Hawke’s Bay ISP Airnet has undergone a major business transformation to allow the company to take full advantage of recent shifts in the telecommunications landscape.

Shareholder changes mean the company is now 100% owned by Hawke’s Bay investors and Airnet staff, with the recapitalisation allowing the company to hire more employees to ‘offer a new level of competition in the Hawke’s Bay telco and internet market’.

Hamish White, Airnet’s newly appointed CEO, says regulatory changes aimed at boosting competition, the de-merger of Telecom, and progress towards the UFB network have all created opportunities for regional ISPs.

Airnet has already started reaping the benefits, recently becoming the first telco in the country to sign a retail service provider agreement with Chorus.

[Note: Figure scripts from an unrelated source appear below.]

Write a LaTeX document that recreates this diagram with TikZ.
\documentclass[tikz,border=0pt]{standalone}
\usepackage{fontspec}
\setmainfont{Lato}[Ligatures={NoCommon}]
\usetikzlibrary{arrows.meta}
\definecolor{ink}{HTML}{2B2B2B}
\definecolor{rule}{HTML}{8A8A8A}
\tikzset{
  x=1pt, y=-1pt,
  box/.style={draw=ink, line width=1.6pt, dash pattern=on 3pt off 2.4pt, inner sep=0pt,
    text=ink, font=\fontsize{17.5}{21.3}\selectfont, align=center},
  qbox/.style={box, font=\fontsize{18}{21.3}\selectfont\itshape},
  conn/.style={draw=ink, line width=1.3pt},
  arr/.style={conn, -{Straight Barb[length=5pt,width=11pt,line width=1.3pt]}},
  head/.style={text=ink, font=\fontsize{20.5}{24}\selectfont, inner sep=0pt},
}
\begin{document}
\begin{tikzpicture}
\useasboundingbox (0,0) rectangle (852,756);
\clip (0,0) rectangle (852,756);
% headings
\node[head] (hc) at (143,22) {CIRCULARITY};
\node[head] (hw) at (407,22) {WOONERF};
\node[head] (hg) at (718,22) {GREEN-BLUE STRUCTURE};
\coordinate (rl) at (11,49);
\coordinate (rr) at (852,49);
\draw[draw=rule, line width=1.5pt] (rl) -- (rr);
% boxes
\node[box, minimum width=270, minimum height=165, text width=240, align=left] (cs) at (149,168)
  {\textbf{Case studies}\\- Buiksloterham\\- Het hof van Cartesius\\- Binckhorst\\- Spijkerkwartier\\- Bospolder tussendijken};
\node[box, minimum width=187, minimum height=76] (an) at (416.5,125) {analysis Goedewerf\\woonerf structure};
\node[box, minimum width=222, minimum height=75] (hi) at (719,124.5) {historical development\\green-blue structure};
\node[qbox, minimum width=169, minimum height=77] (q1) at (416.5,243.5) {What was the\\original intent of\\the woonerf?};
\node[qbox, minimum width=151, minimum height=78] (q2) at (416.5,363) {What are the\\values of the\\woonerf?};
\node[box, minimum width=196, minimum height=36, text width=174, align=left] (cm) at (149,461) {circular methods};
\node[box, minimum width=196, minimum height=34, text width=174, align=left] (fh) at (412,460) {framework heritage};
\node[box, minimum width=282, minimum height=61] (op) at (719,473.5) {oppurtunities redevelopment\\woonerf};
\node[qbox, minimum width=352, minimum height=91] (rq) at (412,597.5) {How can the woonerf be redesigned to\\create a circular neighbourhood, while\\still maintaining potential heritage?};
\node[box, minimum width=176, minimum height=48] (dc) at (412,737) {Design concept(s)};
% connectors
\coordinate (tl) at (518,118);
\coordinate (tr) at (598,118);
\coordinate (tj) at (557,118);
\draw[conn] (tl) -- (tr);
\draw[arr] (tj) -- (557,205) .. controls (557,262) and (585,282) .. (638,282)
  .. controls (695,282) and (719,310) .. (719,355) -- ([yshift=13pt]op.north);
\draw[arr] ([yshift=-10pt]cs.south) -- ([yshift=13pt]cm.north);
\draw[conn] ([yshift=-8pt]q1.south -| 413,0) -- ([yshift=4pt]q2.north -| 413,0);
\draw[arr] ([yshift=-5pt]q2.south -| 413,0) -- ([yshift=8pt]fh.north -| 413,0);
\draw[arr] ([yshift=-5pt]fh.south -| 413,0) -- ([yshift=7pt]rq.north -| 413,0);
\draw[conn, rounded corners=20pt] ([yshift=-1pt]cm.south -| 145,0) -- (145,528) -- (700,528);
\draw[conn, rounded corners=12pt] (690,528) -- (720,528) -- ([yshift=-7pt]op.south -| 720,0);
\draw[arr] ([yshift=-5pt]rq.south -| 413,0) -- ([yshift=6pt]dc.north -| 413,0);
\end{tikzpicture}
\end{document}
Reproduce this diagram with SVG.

"We have access to a range of broadband networks delivered over different technologies – fibre-optic cable, phoneline-based DSL and wireless communications – and we are in the unique position of having already negotiated wholesale contracts with two of the region’s fibre-optic network companies, Chorus and Unison Fibre,” White says.

"We’re delighted to be the first telco to get a retail agreement with Chorus signed off. We believe regionally-based telecommunications companies like ours are the way forward because they are more in touch with the needs of their communities, and more willing to commit the resources needed to maximise the benefits available through technology.”

Regional companies also help keep jobs local, White adds – Airnet expects to grow staff numbers to around 50, with a further 200 positions to be supported in the area through supply agreements and other contracts.